Carlos is a real nature lover, and when we got to the river he became like a little kid — excited, animated, jumping from rock to rock, and taking photos & video of everything. He just walked right into the river, looking for things to show us — insects, shrimp, snakes, dragnflies, spiders, fish, lizards — and tell us about.
I managed to jump from rock to rock, avoiding getting my shoes too wet. This moist river area had different types of plants and critters than the other areas we went through that day.
When we finally got to Cascada Grande, we had a nice time just enjoying the waterfall. It is about 200 feet tall and, though we went during a drought, there was still a lot of water coming over the falls. There was a nice pool at the base of the falls where you could swim if you wanted, but none of us opted to do that.
After a while of hanging out at the falls, we retraced our steps and headed back toward our cars.
Since we had a small group, and we were moving along pretty quickly, Carlos gave us an extra little side trip to see the old ceiba tree. This tree (estimated to be around 250 years old) is huge. It was full-grown when it was toppled by hurricane San Felipe in 1876, after which it started growing again. It’s really impressive to see. There is another small waterfall beyond this tree that we got some time to check out. It was a nice little bonus.
After the ceiba tree, it was time to head back to our cars.

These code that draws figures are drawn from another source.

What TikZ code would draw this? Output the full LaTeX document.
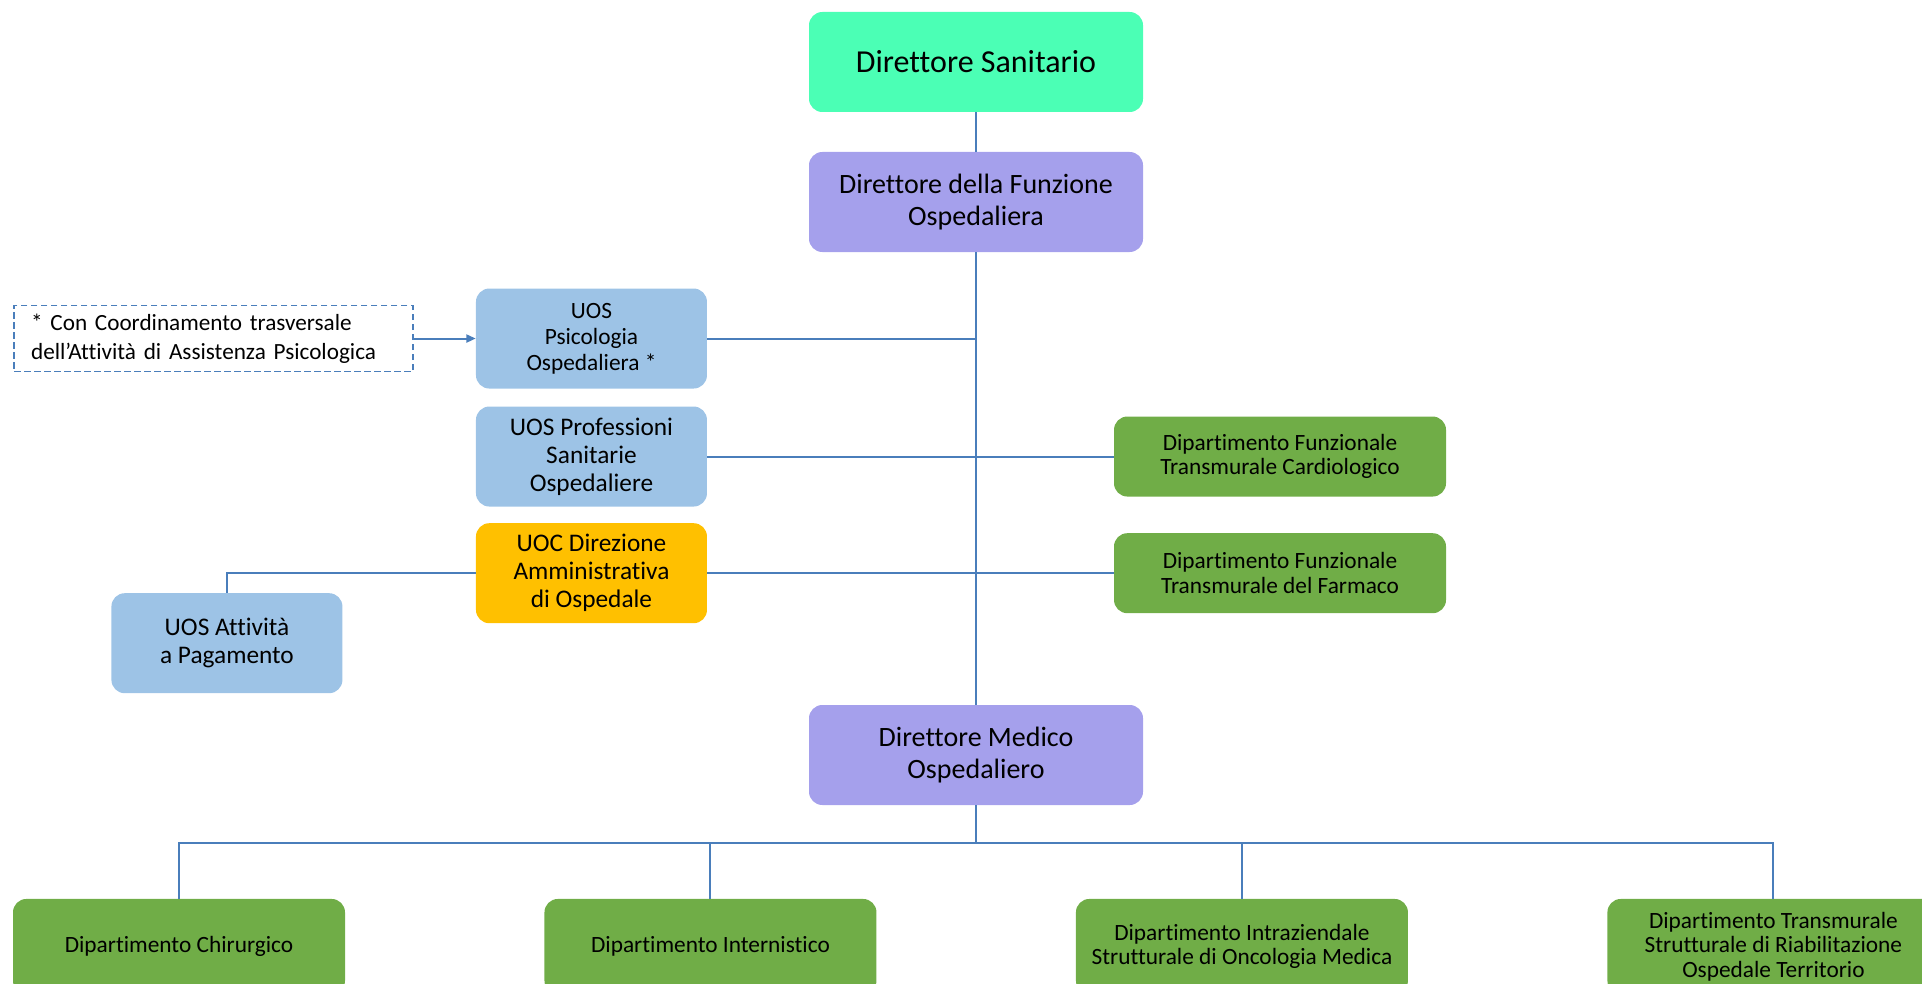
\documentclass[tikz,border=0pt]{standalone}
\usepackage{fontspec}
\setmainfont{Carlito}[RawFeature={-liga;-clig;-calt}]
\usetikzlibrary{positioning, arrows.meta}

\definecolor{mint}{RGB}{75,255,181}
\definecolor{lilac}{RGB}{165,160,236}
\definecolor{sky}{RGB}{157,195,230}
\definecolor{amber}{RGB}{255,192,0}
\definecolor{leaf}{RGB}{112,173,71}
\definecolor{wire}{RGB}{74,126,187}

\tikzset{
    unit/.style={rectangle, rounded corners=10pt, align=center, inner sep=2pt, text=black},
    dirbox/.style={unit, fill=lilac, minimum width=250.5pt, minimum height=75pt, font=\fontsize{21}{24.5}\selectfont},
    uosbox/.style={unit, fill=sky, minimum width=173.25pt, minimum height=75pt, font=\fontsize{19}{21}\selectfont},
    dipbox/.style={unit, fill=leaf, minimum width=249pt, minimum height=60pt, font=\fontsize{17.5}{18.5}\selectfont},
    notebox/.style={rectangle, draw=wire, line width=1.1pt, dash pattern=on 5pt off 2.5pt, minimum width=299pt, minimum height=49.5pt, text width=273.5pt, inner xsep=12.75pt, align=left, font=\fontsize{17.4}{21.75}\selectfont},
    link/.style={draw=wire, line width=1.5pt},
}

\begin{document}
\begin{tikzpicture}[on grid]
    \useasboundingbox (0,0) rectangle (1441.5pt,-738pt);

    \node[dirbox, fill=mint, font=\fontsize{24}{28}\selectfont] (DS) at (732pt,-46.5pt) {Direttore Sanitario};
    \node[dirbox] (DFO) [below=105pt of DS] {Direttore della Funzione\\Ospedaliera};
    \node[dirbox] (DMO) [below=414.75pt of DFO] {Direttore Medico\\Ospedaliero};

    \node[uosbox, font=\fontsize{17.5}{19.5}\selectfont] (PSI) [below left=102.4pt and 288.4pt of DFO] {UOS\\Psicologia\\Ospedaliera *};
    \node[notebox] (NOTE) [left=283.5pt of PSI] {* Con Coordinamento trasversale\\dell’Attività di Assistenza Psicologica};
    \node[uosbox] (PROF) [below=88.5pt of PSI] {UOS Professioni\\Sanitarie\\Ospedaliere};
    \node[uosbox, fill=amber] (UOC) [below=87.5pt of PROF] {UOC Direzione\\Amministrativa\\di Ospedale};
    \node[uosbox] (ATT) [below left=52.5pt and 273.4pt of UOC] {UOS Attività\\a Pagamento};

    \node[dipbox] (CARD) [right=516.4pt of PROF] {Dipartimento Funzionale\\Transmurale Cardiologico};
    \node[dipbox] (FARM) [right=516.4pt of UOC] {Dipartimento Funzionale\\Transmurale del Farmaco};

    \node[dipbox, minimum height=71.25pt] (CHIR) [below left=143.6pt and 597.75pt of DMO] {Dipartimento Chirurgico};
    \node[dipbox, minimum height=71.25pt] (INT) [right=398.6pt of CHIR] {Dipartimento Internistico};
    \node[dipbox, minimum height=71.25pt] (ONC) [right=398.6pt of INT] {Dipartimento Intraziendale\\Strutturale di Oncologia Medica};
    \node[dipbox, minimum height=71.25pt] (RIA) [right=398.6pt of ONC] {Dipartimento Transmurale\\Strutturale di Riabilitazione\\Ospedale Territorio};

    % trunk
    \draw[link] (DS) -- (DFO);
    \draw[link] (DFO) -- (DMO);

    % side units
    \draw[link] (PSI.east) -- (PSI.east -| DFO.south);
    \draw[link] (PROF) -- (CARD);
    \draw[link] (UOC) -- (FARM);
    \draw[link] (UOC.west) -| (ATT.north);
    \draw[link, -{Triangle[length=7pt, width=6pt]}] (NOTE) -- (PSI);

    % departments
    \draw[link] (DMO.south) -- ++(0,-28.5pt) coordinate (BUS);
    \foreach \d in {CHIR, INT, ONC, RIA}
        \draw[link] (BUS) -| (\d.north);
\end{tikzpicture}
\end{document}
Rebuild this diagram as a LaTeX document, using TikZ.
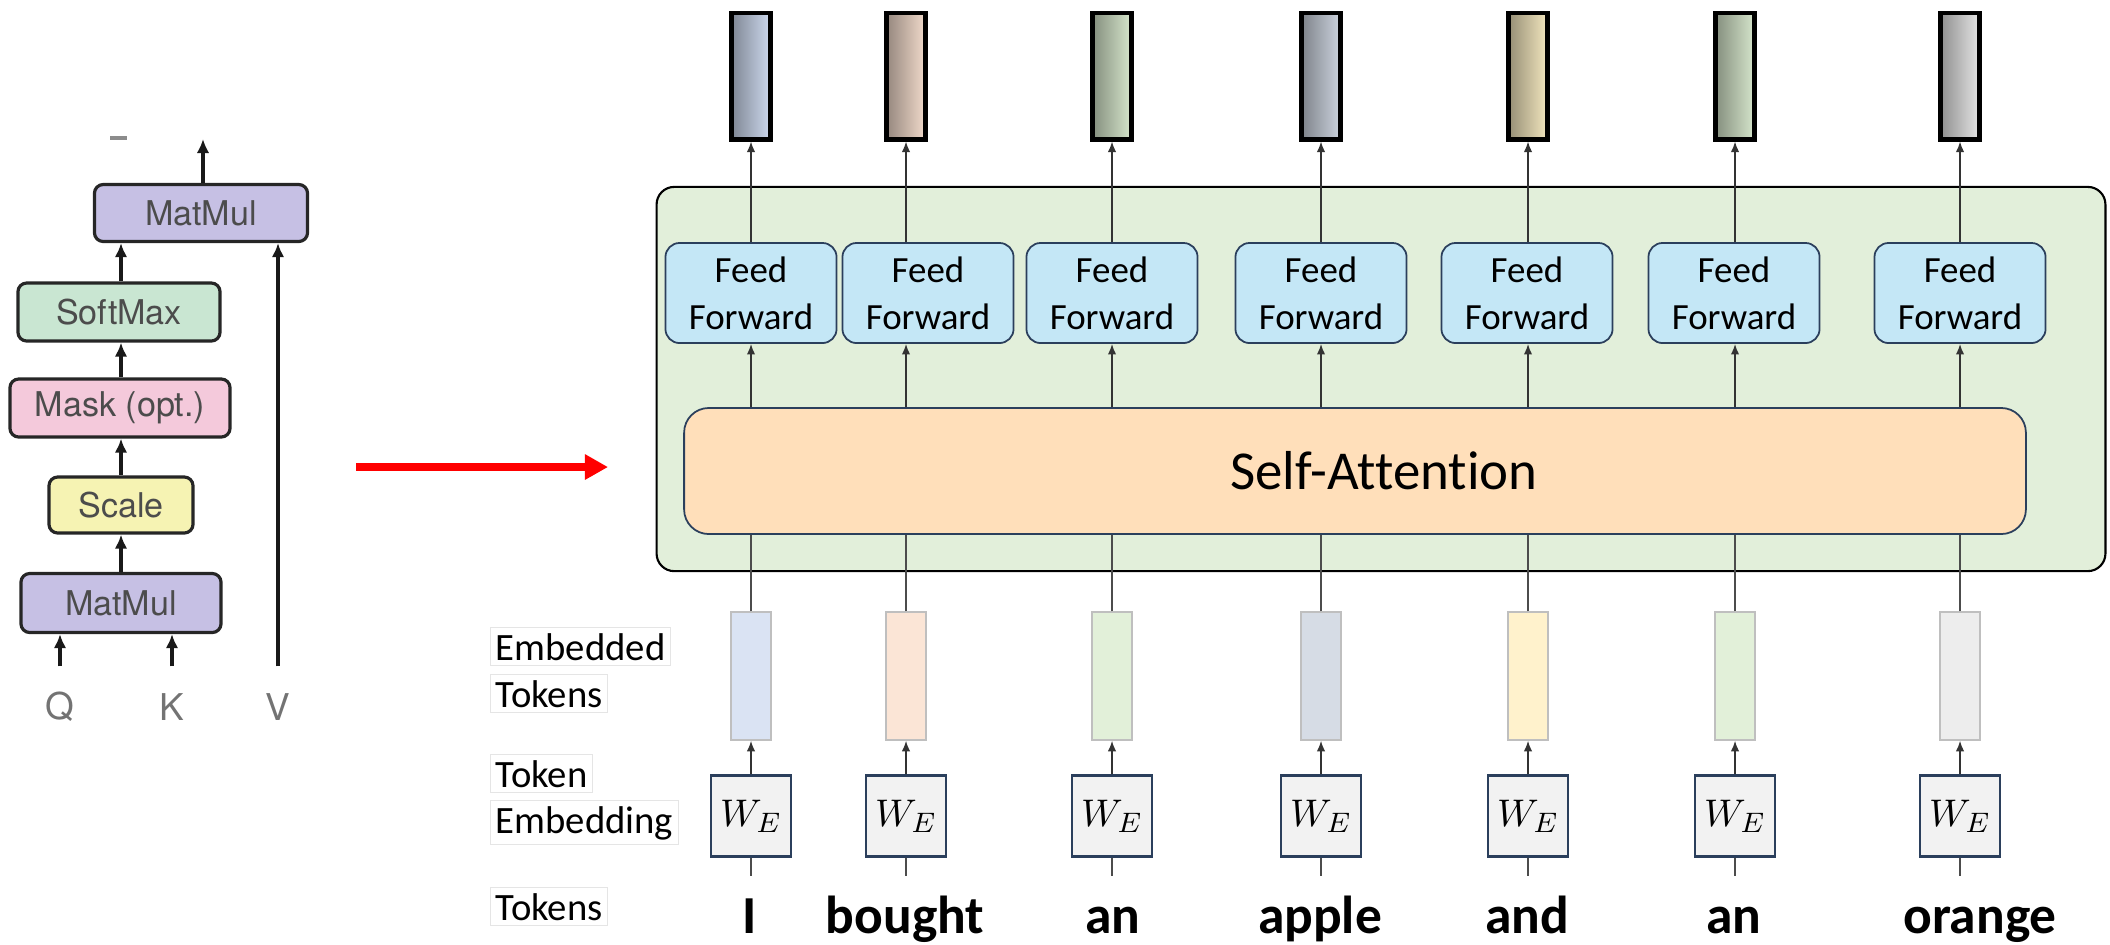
\documentclass[tikz,border=0pt]{standalone}
\usepackage{fontspec}
\setmainfont{Carlito}[Ligatures=NoCommon]
\newfontfamily\helvfont{TeX Gyre Heros}
\usetikzlibrary{arrows.meta}

\definecolor{blkgreen}{HTML}{E2EFDA}
\definecolor{ffblue}{HTML}{C4E7F6}
\definecolor{sapeach}{HTML}{FFDFBA}
\definecolor{navy}{HTML}{2B3F5C}
\definecolor{wegray}{HTML}{F2F2F2}
\definecolor{mmpurple}{HTML}{C6C0E4}
\definecolor{smgreen}{HTML}{C9E6D2}
\definecolor{mkpink}{HTML}{F4C9DB}
\definecolor{scyellow}{HTML}{F6F3B3}
\definecolor{embA}{HTML}{DAE3F3}
\definecolor{embB}{HTML}{FBE5D6}
\definecolor{embC}{HTML}{E2F0D9}
\definecolor{embD}{HTML}{D6DCE5}
\definecolor{embE}{HTML}{FFF2CC}
\definecolor{embF}{HTML}{EDEDED}
\definecolor{outA}{HTML}{CDD9EE}
\definecolor{outB}{HTML}{F1DACB}
\definecolor{outC}{HTML}{D6E6CC}
\definecolor{outD}{HTML}{CCD3DE}
\definecolor{outE}{HTML}{F2E6BE}
\definecolor{outF}{HTML}{E6E6E6}

\begin{document}
\begin{tikzpicture}[x=0.01cm,y=-0.01cm,
  lbox/.style={draw=black!85,line width=0.9pt,rounded corners=2.5pt,inner sep=0pt,
    font=\helvfont\fontsize{9.7}{11}\selectfont,text=black!70},
  bigarrow/.style={-{Latex[length=4pt,width=3.6pt]},line width=0.9pt,black!90},
  linkarrow/.style={-{Latex[length=3pt,width=2.4pt]},line width=0.45pt,black!80},
  linkline/.style={line width=0.45pt,black!70},
  ffbox/.style={draw=navy,line width=0.5pt,fill=ffblue,rounded corners=4pt,align=center,
    minimum width=1.71cm,minimum height=1cm,inner sep=0pt,font=\fontsize{10.5}{13.4}\selectfont},
  outvec/.style={draw=black,line width=1.4pt,minimum width=0.39cm,minimum height=1.26cm,inner sep=0pt},
  embvec/.style={draw=black!25,line width=0.4pt,minimum width=0.4cm,minimum height=1.28cm,inner sep=0pt},
  webox/.style={draw=navy,line width=0.7pt,fill=wegray,minimum width=0.8cm,minimum height=0.81cm,
    inner sep=0pt,font=\fontsize{11}{13}\selectfont},
  tokword/.style={font=\bfseries\fontsize{15.2}{17}\selectfont,anchor=base,inner sep=0pt},
  rowlabel/.style={draw=black!10,line width=0.3pt,anchor=base west,inner sep=1.5pt,
    font=\fontsize{11}{13}\selectfont}]
\useasboundingbox (0,0) rectangle (2110,944);

% scaled dot-product attention
\node[lbox,fill=mmpurple,minimum width=2.13cm,minimum height=0.57cm] (mmtop) at (201,213) {MatMul};
\node[lbox,fill=smgreen,minimum width=2.02cm,minimum height=0.58cm] (smax) at (119,312) {SoftMax};
\node[lbox,fill=mkpink,minimum width=2.2cm,minimum height=0.58cm] (mask) at (120,408) {Mask (opt.)};
\node[lbox,fill=scyellow,minimum width=1.44cm,minimum height=0.56cm] (scale) at (121,505) {Scale};
\node[lbox,fill=mmpurple,minimum width=2cm,minimum height=0.59cm] (mmbot) at (121,603) {MatMul};
\foreach \n/\x in {q/60,k/172,v/278}
  \node[font=\helvfont\fontsize{10.5}{12}\selectfont,text=black!55,minimum height=0.8cm,inner sep=0pt] (\n) at (\x,707) {\MakeUppercase{\n}};
\coordinate (attout) at (203,139);
\draw[bigarrow] (mmbot.north -| scale) -- (scale.south); \draw[bigarrow] (scale.north) -- (scale.north |- mask.south);
\draw[bigarrow] (mask.north -| scale) -- (smax.south -| scale); \draw[bigarrow] (smax.north -| scale) -- (mmtop.south -| scale);
\draw[bigarrow] (q.north) -- (q |- mmbot.south); \draw[bigarrow] (k.north) -- (k |- mmbot.south);
\draw[bigarrow] (v.north) -- (v |- mmtop.south); \draw[bigarrow] (mmtop.north -| attout) -- (attout);
\draw[black!45,line width=1.2pt] (110,138) -- (127,138);

% red arrow
\coordinate (ra) at (356,467); \coordinate (rb) at (608,467);
\draw[red,line width=2.3pt,-{Triangle[length=0.23cm,width=0.24cm]}] (ra) -- (rb);

% transformer block
\node[draw=black,line width=0.6pt,fill=blkgreen,rounded corners=5pt,minimum width=14.48cm,minimum height=3.84cm] (blk) at (1381,379) {};
\node[draw=navy,line width=0.5pt,fill=sapeach,rounded corners=7pt,minimum width=13.41cm,minimum height=1.26cm] (sa) at (1355,471) {};
\node[font=\fontsize{15.6}{18}\selectfont] (satext) at (1384,471) {Self-Attention};

\foreach \i/\x/\fx/\wx/\word/\ec/\oc in {1/751/751/750/I/embA/outA, 2/906/928/905/bought/embB/outB,
    3/1112/1112/1113/an/embC/outC, 4/1321/1321/1320/apple/embD/outD, 5/1528/1527/1527/and/embE/outE,
    6/1735/1734/1734/an/embC/outC, 7/1960/1960/1980/orange/embF/outF}{
  \node[ffbox] (ff\i) at (\fx,293) {Feed\\Forward};
  \node[outvec,left color=\oc!62!black,right color=\oc] (out\i) at (\x,76) {};
  \node[embvec,fill=\ec] (emb\i) at (\x,676) {};
  \node[webox] (we\i) at (\x,816) {$W_E$};
  \node[tokword] (w\i) at (\wx,933) {\word};
  \draw[linkarrow] (out\i |- ff\i.north) -- (out\i.south);
  \draw[linkarrow] (out\i |- sa.north) -- (out\i |- ff\i.south);
  \draw[linkline] (emb\i.north) -- (emb\i |- sa.south);
  \draw[linkarrow] (we\i.north) -- (emb\i.south);
  \draw[linkline] (we\i.south) -- ++(0,18);
}

% row labels
\node[rowlabel] (lemb1) at (490,660) {Embedded}; \node[rowlabel] (lemb2) at (490,707) {Tokens};
\node[rowlabel] (ltok1) at (490,787) {Token}; \node[rowlabel] (ltok2) at (490,833) {Embedding};
\node[rowlabel] (lwords) at (490,920) {Tokens};
\end{tikzpicture}
\end{document}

Remember how I mentioned how the beginning of this hike was an easy downhill walk? Well … the uphill walk was not so much fun. I think this is the reason why this trip is rated "difficult".
Uphill. At the end of the day. In the sun. I kept hoping for a tram car to come by and whisk us up the hill.
We finally made it back to the top of the mountain, though we took a number of rest and water stops along the way. We were hot, tired, and hungry. But, all in all, we had a wonderful, educational, and interesting excursion.
The local chapter of the Sierra Club sponsors this hike a few times per month. It is open to both members and non-members. Carlos is also available to do private hikes into the canyon.
For hikes sponsored by the Sierra Club, the cost is $25/person for members, and $35/person for non-members. Private hikes, arranged directly with Carlos, cost more.
If you're happy, let them know it — Don't forget to tip your your bartender, tour guide or trip operator if you enjoyed yourself. Gratuities are appreciated and typically aren't included in the price they charge you.
The days and times for these hikes vary. Reservations are required.
This hike not for everyone. It is rated "difficult", and the tours are offered only in Spanish.
Much of this hike is in the sun, so bring plenty of water, sunscreen, and wear a hat. You should also pack lunch. Closed-toe shoes with good traction are required. Long pants and socks are recommended. You can bring a swimsuit if you want to go swimming.
This was a full-day trip. It was about 3 miles round-trip. The hike down to the waterfall took about 3 hours, which included a stop for lunch. The hike back, uphill, took close to 4 hours.